[START Recorded data]
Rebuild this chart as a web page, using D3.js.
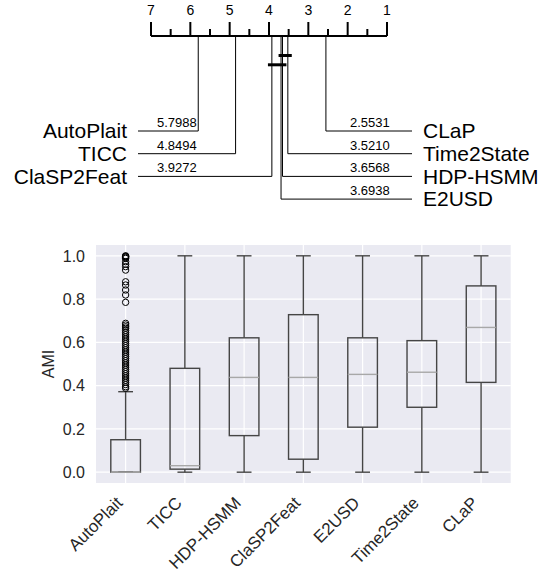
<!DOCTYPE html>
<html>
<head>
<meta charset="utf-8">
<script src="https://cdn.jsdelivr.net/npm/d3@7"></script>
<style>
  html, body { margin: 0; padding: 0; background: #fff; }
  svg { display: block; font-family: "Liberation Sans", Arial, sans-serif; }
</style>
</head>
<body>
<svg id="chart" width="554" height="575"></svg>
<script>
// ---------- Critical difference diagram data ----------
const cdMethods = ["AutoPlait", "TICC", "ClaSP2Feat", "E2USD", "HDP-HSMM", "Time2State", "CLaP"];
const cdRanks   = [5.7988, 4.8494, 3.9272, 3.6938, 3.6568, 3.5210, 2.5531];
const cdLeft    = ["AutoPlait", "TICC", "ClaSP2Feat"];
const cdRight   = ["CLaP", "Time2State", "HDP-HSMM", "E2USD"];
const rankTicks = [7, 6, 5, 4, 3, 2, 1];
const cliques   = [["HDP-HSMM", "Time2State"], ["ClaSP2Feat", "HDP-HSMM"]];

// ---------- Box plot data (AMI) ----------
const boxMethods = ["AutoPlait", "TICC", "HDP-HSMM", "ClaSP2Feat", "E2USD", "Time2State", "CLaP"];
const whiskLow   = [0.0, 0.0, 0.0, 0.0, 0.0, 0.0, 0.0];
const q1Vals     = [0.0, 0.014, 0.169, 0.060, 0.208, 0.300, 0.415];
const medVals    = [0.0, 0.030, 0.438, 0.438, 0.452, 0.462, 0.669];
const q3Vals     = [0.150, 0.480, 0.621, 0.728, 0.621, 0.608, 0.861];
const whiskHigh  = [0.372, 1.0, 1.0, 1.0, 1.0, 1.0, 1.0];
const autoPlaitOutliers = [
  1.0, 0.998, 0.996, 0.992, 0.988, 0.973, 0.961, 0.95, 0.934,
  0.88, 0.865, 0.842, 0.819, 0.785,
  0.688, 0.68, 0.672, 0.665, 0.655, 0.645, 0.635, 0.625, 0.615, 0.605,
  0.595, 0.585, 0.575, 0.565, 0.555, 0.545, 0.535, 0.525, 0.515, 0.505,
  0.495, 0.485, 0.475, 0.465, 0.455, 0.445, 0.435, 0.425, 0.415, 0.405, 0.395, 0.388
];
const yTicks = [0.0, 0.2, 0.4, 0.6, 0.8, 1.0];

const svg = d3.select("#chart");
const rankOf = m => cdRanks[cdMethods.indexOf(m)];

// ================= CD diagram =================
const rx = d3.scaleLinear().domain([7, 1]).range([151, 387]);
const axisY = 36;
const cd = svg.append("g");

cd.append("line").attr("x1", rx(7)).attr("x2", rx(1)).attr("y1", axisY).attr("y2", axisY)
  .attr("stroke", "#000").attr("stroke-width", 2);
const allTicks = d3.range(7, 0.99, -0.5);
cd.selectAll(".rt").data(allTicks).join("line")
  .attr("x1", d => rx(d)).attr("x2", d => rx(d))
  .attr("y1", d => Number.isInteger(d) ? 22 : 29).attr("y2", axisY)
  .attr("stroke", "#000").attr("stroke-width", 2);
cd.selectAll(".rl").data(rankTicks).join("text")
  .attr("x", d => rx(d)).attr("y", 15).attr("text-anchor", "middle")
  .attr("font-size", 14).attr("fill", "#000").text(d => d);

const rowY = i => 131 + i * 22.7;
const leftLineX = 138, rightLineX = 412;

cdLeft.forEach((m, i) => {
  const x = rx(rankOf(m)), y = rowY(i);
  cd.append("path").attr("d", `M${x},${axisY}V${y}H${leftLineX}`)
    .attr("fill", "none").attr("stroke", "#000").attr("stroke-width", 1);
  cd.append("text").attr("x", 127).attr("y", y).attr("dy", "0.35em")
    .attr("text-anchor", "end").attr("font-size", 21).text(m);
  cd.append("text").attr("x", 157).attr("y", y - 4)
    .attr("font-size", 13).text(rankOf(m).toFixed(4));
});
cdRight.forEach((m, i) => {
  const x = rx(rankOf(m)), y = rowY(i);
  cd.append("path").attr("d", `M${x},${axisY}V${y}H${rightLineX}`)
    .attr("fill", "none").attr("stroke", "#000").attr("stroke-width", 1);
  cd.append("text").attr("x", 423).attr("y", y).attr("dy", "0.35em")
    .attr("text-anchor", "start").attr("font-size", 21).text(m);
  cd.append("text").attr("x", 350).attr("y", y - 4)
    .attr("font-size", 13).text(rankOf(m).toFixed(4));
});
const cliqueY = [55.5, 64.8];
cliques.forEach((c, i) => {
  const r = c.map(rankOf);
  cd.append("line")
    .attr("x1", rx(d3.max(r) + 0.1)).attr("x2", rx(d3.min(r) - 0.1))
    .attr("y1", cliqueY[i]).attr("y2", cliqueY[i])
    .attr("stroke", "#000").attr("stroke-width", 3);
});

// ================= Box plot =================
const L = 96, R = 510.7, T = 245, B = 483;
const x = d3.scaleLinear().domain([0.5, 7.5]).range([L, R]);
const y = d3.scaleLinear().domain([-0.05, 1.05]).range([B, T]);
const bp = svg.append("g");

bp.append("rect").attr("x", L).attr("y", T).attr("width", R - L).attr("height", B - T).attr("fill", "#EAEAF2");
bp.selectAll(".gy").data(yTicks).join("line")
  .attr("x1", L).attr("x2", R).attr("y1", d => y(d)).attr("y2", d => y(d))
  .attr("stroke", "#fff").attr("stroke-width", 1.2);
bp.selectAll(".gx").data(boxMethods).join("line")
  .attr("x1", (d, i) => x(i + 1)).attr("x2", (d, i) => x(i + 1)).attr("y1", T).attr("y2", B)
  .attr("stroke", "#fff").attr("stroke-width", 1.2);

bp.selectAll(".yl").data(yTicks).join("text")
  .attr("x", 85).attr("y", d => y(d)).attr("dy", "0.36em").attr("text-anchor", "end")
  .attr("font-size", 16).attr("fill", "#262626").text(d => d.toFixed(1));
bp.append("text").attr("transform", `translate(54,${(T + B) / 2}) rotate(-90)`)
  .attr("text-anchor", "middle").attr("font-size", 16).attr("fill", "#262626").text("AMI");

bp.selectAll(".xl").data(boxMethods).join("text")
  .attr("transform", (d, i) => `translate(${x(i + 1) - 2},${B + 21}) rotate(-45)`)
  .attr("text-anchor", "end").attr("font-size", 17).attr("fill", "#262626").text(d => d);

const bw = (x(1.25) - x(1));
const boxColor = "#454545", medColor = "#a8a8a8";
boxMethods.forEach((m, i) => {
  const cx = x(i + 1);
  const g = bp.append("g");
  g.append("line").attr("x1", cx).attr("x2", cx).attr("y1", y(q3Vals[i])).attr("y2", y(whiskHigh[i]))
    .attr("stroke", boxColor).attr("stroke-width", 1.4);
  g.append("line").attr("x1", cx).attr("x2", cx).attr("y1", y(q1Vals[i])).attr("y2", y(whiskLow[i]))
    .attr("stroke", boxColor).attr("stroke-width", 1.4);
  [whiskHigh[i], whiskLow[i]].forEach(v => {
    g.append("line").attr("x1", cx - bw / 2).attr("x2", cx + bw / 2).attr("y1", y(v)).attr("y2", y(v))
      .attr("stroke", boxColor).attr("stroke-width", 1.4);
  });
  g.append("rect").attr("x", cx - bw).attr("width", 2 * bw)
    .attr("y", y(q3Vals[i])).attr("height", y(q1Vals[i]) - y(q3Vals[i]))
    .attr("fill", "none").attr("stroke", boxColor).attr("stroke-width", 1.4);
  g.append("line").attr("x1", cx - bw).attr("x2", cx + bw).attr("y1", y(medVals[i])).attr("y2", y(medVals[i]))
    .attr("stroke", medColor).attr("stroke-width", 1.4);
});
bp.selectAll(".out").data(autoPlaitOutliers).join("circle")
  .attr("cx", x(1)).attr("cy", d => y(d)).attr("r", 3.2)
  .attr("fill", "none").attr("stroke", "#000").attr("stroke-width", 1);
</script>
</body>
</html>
[END Recorded data]
Gather every line from the listing above in which the word "chart" appears.

Rebuild this chart as a web page, using D3.js.
<svg id="chart" width="554" height="575"></svg>
const svg = d3.select("#chart");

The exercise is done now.